De maneira resumida, essa teologia afirma que Deus deu ao homem o mandato de sujeitar a Terra (“Deus lhes disse: Frutificai e multiplicai-vos, e enchei a terra, e sujeitai-a; Gênesis 1:28). Os males existentes são a prova de que o demônio roubou essa prerrogativa humana e caberia à igreja resgatar o poder sobre a Terra e dominá-la, especialmente no âmbito político. Não por acaso, a militância fervorosa de muitas denominações no campo eleitoral.

A base desta teologia reside numa visão maniqueísta. Deus e o diabo lutam por espaços territoriais, numa guerra que não encontra sustentação bíblica coerente. Nela, o Criador é apresentado como soberano. Satanás, seu adversário, jamais se colocou em pé de igualdade.

No Brasil, esta concepção teológica ganhou força nas chamadas igrejas da teologia da prosperidade, cuja lógica capitalista permeia toda relação entre o crente e Deus. No entanto, as igrejas tradicionais mergulharam nesta nova visão a partir da chegada do movimento denominado de G12, um modelo que promete crescimento exponencial do número de membros com adoção de uma estrutura hierarquizada de criação de células (pequenos grupos). Esse modelo foi criado pelo pastor colombiano César Castellanos e introduzido no Brasil por Renê Terra Nova, que se autodenomina apóstolo.

Você já deve ter visto adesivos, cartazes e até outdoors com a frase “Esta Cidade é do Senhor Jesus”. Tal declaração, na mentalidade dos adeptos da teologia do domínio, é um ato profético para que Deus possa verdadeiramente governar municípios tidos como dominados por demônios, quase sempre associados, no Brasil, a santos católicos ou entidades das religiões de matriz africana.
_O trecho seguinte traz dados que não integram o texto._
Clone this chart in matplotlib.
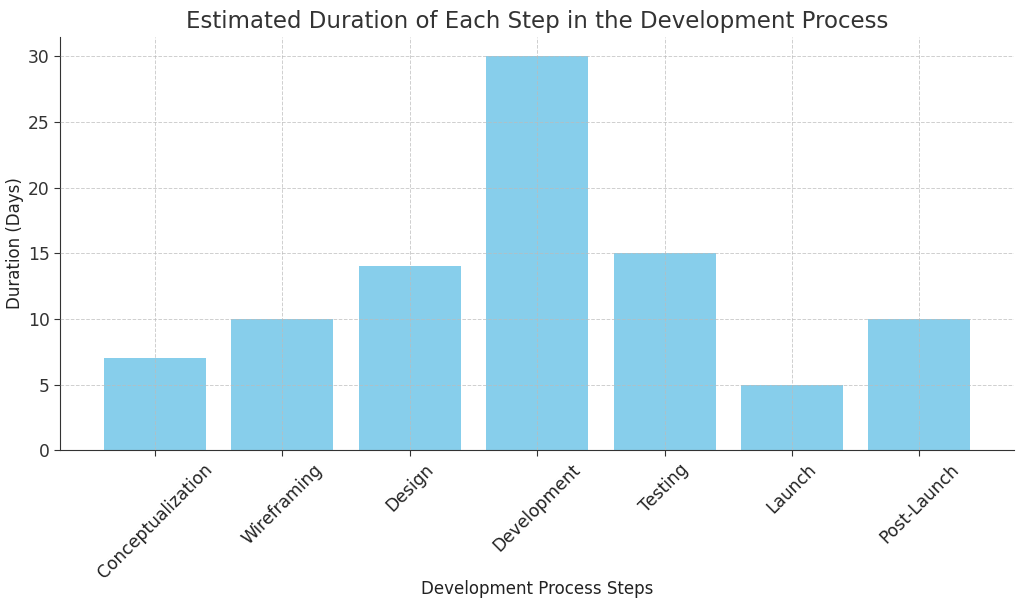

Os atos proféticos não têm medo do ridículo. Já teve igreja que espalhou os seus homens ao redor de uma cidade para que, urinando em pontos estratégicos, se garantisse a demarcação territorial espiritual. Ali, após esse ato, os demônios seriam expulsos e índices de violência e prostituição, por exemplo, cairiam milagrosamente.

Veja bem. Na disputa entre Deus e Satanás, o que se prega é que o homem decidirá o vencedor. A ele também é concedida uma espécie de salvaguarda, uma vez que seus erros, crimes, tentações são sempre atribuídos às forças espirituais do mal.

O propósito deste texto não é fazer uma refutação à teologia do domínio, algo já feito em diversos artigos publicados na Internet, mas apenas apresentar, aos que hoje se surpreendem com pregações como a da nova ministra dos Direitos Humanos, a origem da insanidade teológica que influencia significativa parte dos evangélicos atualmente ocupando espaços políticos.